The task force formed to create the RP spent its first weeks attempting to narrow the scope of such a broad topic. Eventually, task force co-chairs Bruce Love and Mike Payne, along with Service Provider study group chairman Kenneth Calhoun, determined the best direction for the RP would focus on technology—specifically a clear guideline for service and fleet management systems to build application program interfaces (API) that would allow dissemination of data from both sides through the entirety of a service event.

Calhoun says the scope hits on a conversation point he’s been discussing with fleet customers and industry colleagues for years.

“We [service providers and fleets] are both constantly inputting vehicle information and service information into our systems. Why in the world can we not just get those systems to talk to each other?” he says. “We are living in the age of technology. Why don’t we approach this from a technological standpoint?”

He adds, “As an industry, we are way too sophisticated to continue to rely on phone calls as the method for customer updates.”

A consensus was met for the proposed RP in February at TMC’s Annual Meeting, and the document will go to ballot at the organization’s fall meeting in September. If it passes there—Calhoun, Payne and Love are optimistic—it will then go through a brief appeals process and will be published early next year.
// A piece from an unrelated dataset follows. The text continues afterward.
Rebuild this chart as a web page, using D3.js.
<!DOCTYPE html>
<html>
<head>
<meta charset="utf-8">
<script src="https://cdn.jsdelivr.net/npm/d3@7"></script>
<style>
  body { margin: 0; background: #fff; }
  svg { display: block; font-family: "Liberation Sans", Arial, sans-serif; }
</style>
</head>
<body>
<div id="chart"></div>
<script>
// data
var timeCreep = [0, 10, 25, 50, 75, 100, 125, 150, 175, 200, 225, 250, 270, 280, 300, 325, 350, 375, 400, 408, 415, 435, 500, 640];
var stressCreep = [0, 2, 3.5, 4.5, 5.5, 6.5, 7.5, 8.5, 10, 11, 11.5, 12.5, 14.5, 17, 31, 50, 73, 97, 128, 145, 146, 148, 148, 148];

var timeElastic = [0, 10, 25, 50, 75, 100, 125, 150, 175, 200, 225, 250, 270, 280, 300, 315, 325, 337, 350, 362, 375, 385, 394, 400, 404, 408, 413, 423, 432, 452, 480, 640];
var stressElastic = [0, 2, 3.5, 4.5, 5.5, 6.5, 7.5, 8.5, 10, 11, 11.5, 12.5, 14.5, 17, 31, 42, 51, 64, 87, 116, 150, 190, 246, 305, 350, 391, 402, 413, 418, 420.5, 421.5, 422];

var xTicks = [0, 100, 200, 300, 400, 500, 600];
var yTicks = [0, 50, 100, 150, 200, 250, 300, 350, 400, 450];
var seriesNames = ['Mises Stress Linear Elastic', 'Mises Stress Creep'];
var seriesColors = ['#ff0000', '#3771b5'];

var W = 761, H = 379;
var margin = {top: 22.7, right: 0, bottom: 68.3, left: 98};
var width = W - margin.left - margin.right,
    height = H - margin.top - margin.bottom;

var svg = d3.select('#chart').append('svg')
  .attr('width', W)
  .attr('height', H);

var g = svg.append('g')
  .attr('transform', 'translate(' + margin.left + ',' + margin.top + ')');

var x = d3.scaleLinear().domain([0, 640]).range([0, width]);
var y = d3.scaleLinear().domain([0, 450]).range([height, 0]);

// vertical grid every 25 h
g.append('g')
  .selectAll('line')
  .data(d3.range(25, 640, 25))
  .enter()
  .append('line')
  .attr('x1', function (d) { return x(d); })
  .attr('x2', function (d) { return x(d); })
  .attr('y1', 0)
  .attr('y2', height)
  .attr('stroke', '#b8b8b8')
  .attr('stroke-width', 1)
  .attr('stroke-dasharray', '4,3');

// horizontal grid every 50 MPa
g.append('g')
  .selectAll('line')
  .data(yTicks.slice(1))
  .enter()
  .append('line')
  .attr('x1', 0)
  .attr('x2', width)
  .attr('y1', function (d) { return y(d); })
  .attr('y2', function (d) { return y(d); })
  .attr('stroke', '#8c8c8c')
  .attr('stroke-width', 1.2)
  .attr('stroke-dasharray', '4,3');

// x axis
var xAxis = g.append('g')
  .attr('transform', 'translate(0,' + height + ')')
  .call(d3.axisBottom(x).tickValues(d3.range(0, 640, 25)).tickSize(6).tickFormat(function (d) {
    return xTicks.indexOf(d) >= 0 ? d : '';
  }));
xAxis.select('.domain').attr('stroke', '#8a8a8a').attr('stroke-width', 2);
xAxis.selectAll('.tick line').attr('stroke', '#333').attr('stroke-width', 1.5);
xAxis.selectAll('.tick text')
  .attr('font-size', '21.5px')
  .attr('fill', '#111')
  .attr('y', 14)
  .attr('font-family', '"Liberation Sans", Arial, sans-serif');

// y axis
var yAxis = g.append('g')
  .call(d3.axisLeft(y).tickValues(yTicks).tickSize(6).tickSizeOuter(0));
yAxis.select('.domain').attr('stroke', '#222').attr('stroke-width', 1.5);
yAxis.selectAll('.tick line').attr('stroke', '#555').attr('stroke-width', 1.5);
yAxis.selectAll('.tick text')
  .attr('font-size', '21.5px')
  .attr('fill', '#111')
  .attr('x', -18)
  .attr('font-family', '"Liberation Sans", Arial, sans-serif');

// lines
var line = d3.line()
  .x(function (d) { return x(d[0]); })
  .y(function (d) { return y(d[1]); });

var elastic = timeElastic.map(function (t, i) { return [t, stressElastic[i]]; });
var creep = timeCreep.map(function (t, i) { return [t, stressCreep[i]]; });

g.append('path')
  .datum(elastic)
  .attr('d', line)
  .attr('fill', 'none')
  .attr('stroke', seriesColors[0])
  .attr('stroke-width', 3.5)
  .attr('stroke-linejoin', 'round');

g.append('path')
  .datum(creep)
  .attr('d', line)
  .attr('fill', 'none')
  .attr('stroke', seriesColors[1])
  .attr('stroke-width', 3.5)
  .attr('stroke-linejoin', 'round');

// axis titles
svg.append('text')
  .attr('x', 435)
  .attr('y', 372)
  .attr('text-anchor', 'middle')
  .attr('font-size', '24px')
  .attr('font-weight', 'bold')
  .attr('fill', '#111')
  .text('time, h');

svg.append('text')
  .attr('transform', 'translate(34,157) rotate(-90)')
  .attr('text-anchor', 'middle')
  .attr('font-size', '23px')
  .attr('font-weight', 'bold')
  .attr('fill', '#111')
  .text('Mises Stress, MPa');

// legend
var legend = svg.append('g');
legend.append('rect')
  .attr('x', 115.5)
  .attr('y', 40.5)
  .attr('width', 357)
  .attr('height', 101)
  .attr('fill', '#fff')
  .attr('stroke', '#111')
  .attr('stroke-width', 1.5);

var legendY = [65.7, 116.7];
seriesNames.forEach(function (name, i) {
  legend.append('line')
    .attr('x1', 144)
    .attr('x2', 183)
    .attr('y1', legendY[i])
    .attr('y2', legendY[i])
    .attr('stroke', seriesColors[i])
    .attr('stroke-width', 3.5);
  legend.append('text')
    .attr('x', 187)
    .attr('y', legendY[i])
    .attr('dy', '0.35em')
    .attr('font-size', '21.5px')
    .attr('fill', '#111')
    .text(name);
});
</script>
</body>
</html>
The proposed RP will apply to all customer types, and has been developed to sync with several other TMC recommended practices regarding fleet/service provider relationships. “We want to leverage the technology and processes we already have to make [the RP] work,” Payne says.

Among these documents is RP 802E, which features guidelines for using Vehicle Maintenance Report-ing Standards (VMRS). Three VMRS code keys—Code Key 17 (Repair Site), Code Key 24 (Repair Status) and Code Key 76 (Reason for Delay)—are featured throughout the document.

Decisiv’s Michael Riemer says standardizing the document’s language with VMRS is a no brainer. “When you can structure information in a standard way it is much easier to deal with,” he says.